Она покачала головой.
— Когда я вас вижу-то? Вот прежде вы каждый год приезжали, когда…
Она запнулась. Я знал, она чуть было не произнесла: «Когда твоя мать была еще жива». Мне хотелось ей подсказать, но сакраментальные слова не сорвались с моих губ. С внезапно нахлынувшей горечью я подумал, что отец здорово всех нас выдрессировал.
Немного погодя она заговорила снова:
— Еще года два назад бабушка хоть сама к вам наведывалась. А потом мне обо всем рассказывала. А еще раньше она подумывала переехать в Рим. Спрашивала, поеду ли я с ней. Я сказала «да». Она предупреждала, что там для меня все будет непривычно. Совсем другой климат, другие люди, незнакомый язык, но я сказала, что мне везде будет привычно, где будет она… Где будете вы, а языку как-нибудь выучусь. Да, она всерьез об этом думала, а потом…
На этот раз я докончил:
— А потом умерла моя мать.
Аннамари бросила на меня взгляд и кивнула.
— Не бойся говорить про нее, — сказал я. — Ты ведь очень ее любила, да?
Она снова кивнула.
— Да, очень. Очень сильно любила. Я радовалась, когда они поженились. Вначале я боялась, как бы он не выбрал Агнес. Та на это рассчитывала, я видела. И она таки его получила. — В ее голосе слышалась горечь.
— Но тетя Агнес добра и к отцу, и ко мне, — осторожно сказал я.
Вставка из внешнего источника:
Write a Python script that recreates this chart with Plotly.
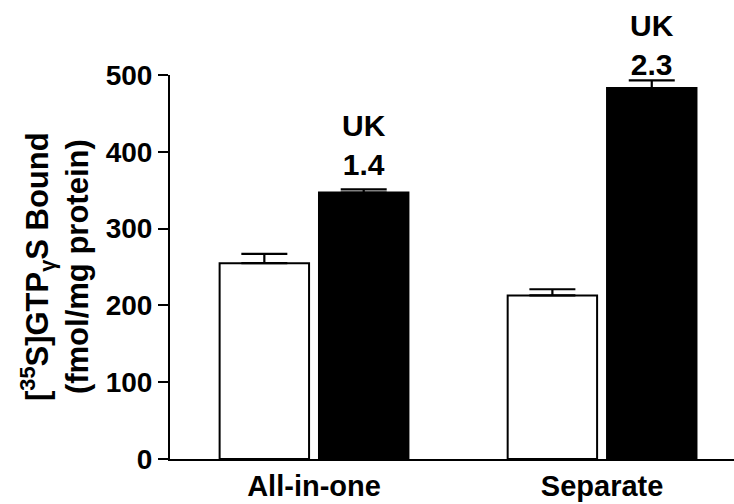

Она не ответила, но лицо ее было жестко, непримиримо. Я знал, как упорно она держится за свои антипатии и как болезненно ревнива ко всем, кто так или иначе связан с бабушкой или отцом. Только к моей матери она их не ревновала.
— Это был ангел, — сказала она вдруг. — Сущий ангел, хоть она и не училась…
Я едва не улыбнулся. С чисто детским упрямством она ставила бедной Агнес в вину даже ее образованность. На удивление отчетливо вспомнилось мне то, что однажды сказала мать, и я повторил ее слова с некоторым упреком:
— Она же очень способная. А чтобы иметь возможность учиться, она работала и…
— Я работала всю мою жизнь, — отрезала Аннамари.
Она вдруг встала. Казалось, раздражение вернуло ей былую энергию.
— Пойду посмотрю, как там с обедом, — сказала она. — На служанку никогда нельзя положиться. А вам надо поесть. — И добавила: — Готовить она не умеет, при всех своих способностях. Твою мать я научила стряпать разные вкусные вещи. Она любила возиться со мной на кухне.
Мне так хотелось, чтобы Аннамари продолжала рассказывать о матери, но, видно, она, как и я, чувствовала себя виноватой, нарушив запрет отца. Она вышла из комнаты и стала спускаться вниз.
Я вышел следом за ней.
У лестницы я остановился. Мелькнула мысль: она же должна была держаться за перила… И почему ей позволяли выходить одной, если она страдала головокружениями?